### TASK STATEMENT
Write out the listing below exactly, and omit any images you find in it.
# # # # #
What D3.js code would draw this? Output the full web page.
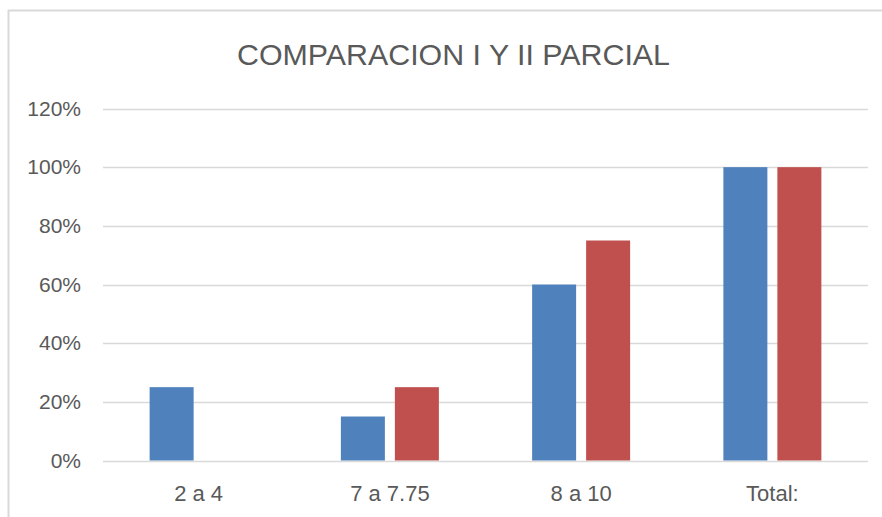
<!DOCTYPE html>
<html>
<head>
<meta charset="utf-8">
<script src="https://cdn.jsdelivr.net/npm/d3@7/dist/d3.min.js"></script>
<style>
  html, body { margin: 0; padding: 0; background: #fff; }
  svg { display: block; }
  text { font-family: "Liberation Sans", Arial, sans-serif; fill: #595959; }
</style>
</head>
<body>
<svg id="chart" width="882" height="517"></svg>
<script>
const categories = ["2 a 4", "7 a 7.75", "8 a 10", "Total:"];
const seriesNames = ["I Parcial", "II Parcial"];
const seriesI = [0.25, 0.15, 0.60, 1.00];
const seriesII = [0.00, 0.25, 0.75, 1.00];
const yTicks = [0, 0.2, 0.4, 0.6, 0.8, 1.0, 1.2];
const colors = ["#4F81BD", "#C0504D"];
const title = "COMPARACION I Y II PARCIAL";

const svg = d3.select("#chart");
const W = 882, H = 517;
const plot = { left: 103, right: 868, top: 108.5, bottom: 460.5 };

// chart border (top + left visible)
svg.append("line").attr("x1", 8).attr("x2", W).attr("y1", 10.5).attr("y2", 10.5)
  .attr("stroke", "#D9D9D9").attr("stroke-width", 2);
svg.append("line").attr("x1", 8.5).attr("x2", 8.5).attr("y1", 10).attr("y2", H)
  .attr("stroke", "#D9D9D9").attr("stroke-width", 2);

const y = d3.scaleLinear().domain([0, 1.2]).range([plot.bottom, plot.top]);
const x0 = d3.scaleBand().domain(categories).range([plot.left, plot.right]).paddingInner(0).paddingOuter(0);
const groupW = 98;
const x1 = d3.scaleBand().domain(seriesNames)
  .range([(x0.bandwidth() - groupW) / 2, (x0.bandwidth() + groupW) / 2])
  .paddingInner(10 / 54).paddingOuter(0);

// gridlines
svg.append("g").selectAll("line").data(yTicks).join("line")
  .attr("x1", plot.left).attr("x2", plot.right)
  .attr("y1", d => Math.round(y(d)) + 0.5).attr("y2", d => Math.round(y(d)) + 0.5)
  .attr("stroke", "#D9D9D9").attr("stroke-width", 1.5);

// y axis labels
const yAxis = d3.axisLeft(y).tickValues(yTicks).tickFormat(d3.format(".0%")).tickSize(0).tickPadding(0);
const gy = svg.append("g").attr("transform", `translate(81,0)`).call(yAxis);
gy.select(".domain").remove();
gy.selectAll("text").attr("font-size", 21).attr("fill", "#595959")
  .style("font-family", '"Liberation Sans", Arial, sans-serif');

// bars
const data = categories.map((c, i) => ({ cat: c, vals: [seriesI[i], seriesII[i]] }));
const groups = svg.append("g").selectAll("g").data(data).join("g")
  .attr("transform", d => `translate(${x0(d.cat)},0)`);
groups.selectAll("rect").data(d => d.vals.map((v, k) => ({ s: seriesNames[k], v, k })))
  .join("rect")
  .attr("x", d => x1(d.s))
  .attr("width", x1.bandwidth())
  .attr("y", d => y(d.v))
  .attr("height", d => y(0) - y(d.v))
  .attr("fill", d => colors[d.k]);

// x axis labels
const xAxis = d3.axisBottom(x0).tickSize(0).tickPadding(0);
const gx = svg.append("g").attr("transform", `translate(0,${plot.bottom})`).call(xAxis);
gx.select(".domain").remove();
gx.selectAll("text").attr("font-size", 22).attr("fill", "#595959")
  .attr("dy", null).attr("y", 40)
  .style("font-family", '"Liberation Sans", Arial, sans-serif');

// title
svg.append("text").attr("x", 453.5).attr("y", 64.5).attr("text-anchor", "middle")
  .attr("font-size", 30).attr("textLength", 433).attr("lengthAdjust", "spacingAndGlyphs")
  .text(title);
</script>
</body>
</html>
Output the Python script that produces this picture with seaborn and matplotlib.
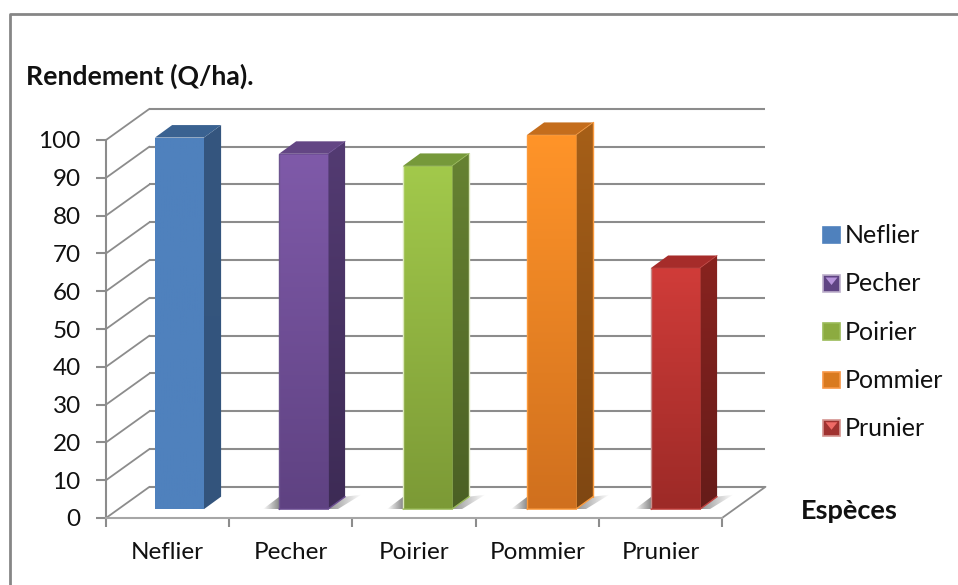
# # # # #
### CORRECT RESULT
What D3.js code would draw this? Output the full web page.
<!DOCTYPE html>
<html>
<head>
<meta charset="utf-8">
<script src="https://cdn.jsdelivr.net/npm/d3@7/dist/d3.min.js"></script>
<style>
  html, body { margin: 0; padding: 0; background: #fff; }
  svg { display: block; }
  text { font-family: "Liberation Sans", Arial, sans-serif; fill: #595959; }
</style>
</head>
<body>
<svg id="chart" width="882" height="517"></svg>
<script>
const categories = ["2 a 4", "7 a 7.75", "8 a 10", "Total:"];
const seriesNames = ["I Parcial", "II Parcial"];
const seriesI = [0.25, 0.15, 0.60, 1.00];
const seriesII = [0.00, 0.25, 0.75, 1.00];
const yTicks = [0, 0.2, 0.4, 0.6, 0.8, 1.0, 1.2];
const colors = ["#4F81BD", "#C0504D"];
const title = "COMPARACION I Y II PARCIAL";

const svg = d3.select("#chart");
const W = 882, H = 517;
const plot = { left: 103, right: 868, top: 108.5, bottom: 460.5 };

// chart border (top + left visible)
svg.append("line").attr("x1", 8).attr("x2", W).attr("y1", 10.5).attr("y2", 10.5)
  .attr("stroke", "#D9D9D9").attr("stroke-width", 2);
svg.append("line").attr("x1", 8.5).attr("x2", 8.5).attr("y1", 10).attr("y2", H)
  .attr("stroke", "#D9D9D9").attr("stroke-width", 2);

const y = d3.scaleLinear().domain([0, 1.2]).range([plot.bottom, plot.top]);
const x0 = d3.scaleBand().domain(categories).range([plot.left, plot.right]).paddingInner(0).paddingOuter(0);
const groupW = 98;
const x1 = d3.scaleBand().domain(seriesNames)
  .range([(x0.bandwidth() - groupW) / 2, (x0.bandwidth() + groupW) / 2])
  .paddingInner(10 / 54).paddingOuter(0);

// gridlines
svg.append("g").selectAll("line").data(yTicks).join("line")
  .attr("x1", plot.left).attr("x2", plot.right)
  .attr("y1", d => Math.round(y(d)) + 0.5).attr("y2", d => Math.round(y(d)) + 0.5)
  .attr("stroke", "#D9D9D9").attr("stroke-width", 1.5);

// y axis labels
const yAxis = d3.axisLeft(y).tickValues(yTicks).tickFormat(d3.format(".0%")).tickSize(0).tickPadding(0);
const gy = svg.append("g").attr("transform", `translate(81,0)`).call(yAxis);
gy.select(".domain").remove();
gy.selectAll("text").attr("font-size", 21).attr("fill", "#595959")
  .style("font-family", '"Liberation Sans", Arial, sans-serif');

// bars
const data = categories.map((c, i) => ({ cat: c, vals: [seriesI[i], seriesII[i]] }));
const groups = svg.append("g").selectAll("g").data(data).join("g")
  .attr("transform", d => `translate(${x0(d.cat)},0)`);
groups.selectAll("rect").data(d => d.vals.map((v, k) => ({ s: seriesNames[k], v, k })))
  .join("rect")
  .attr("x", d => x1(d.s))
  .attr("width", x1.bandwidth())
  .attr("y", d => y(d.v))
  .attr("height", d => y(0) - y(d.v))
  .attr("fill", d => colors[d.k]);

// x axis labels
const xAxis = d3.axisBottom(x0).tickSize(0).tickPadding(0);
const gx = svg.append("g").attr("transform", `translate(0,${plot.bottom})`).call(xAxis);
gx.select(".domain").remove();
gx.selectAll("text").attr("font-size", 22).attr("fill", "#595959")
  .attr("dy", null).attr("y", 40)
  .style("font-family", '"Liberation Sans", Arial, sans-serif');

// title
svg.append("text").attr("x", 453.5).attr("y", 64.5).attr("text-anchor", "middle")
  .attr("font-size", 30).attr("textLength", 433).attr("lengthAdjust", "spacingAndGlyphs")
  .text(title);
</script>
</body>
</html>
Output the Python script that produces this picture with seaborn and matplotlib.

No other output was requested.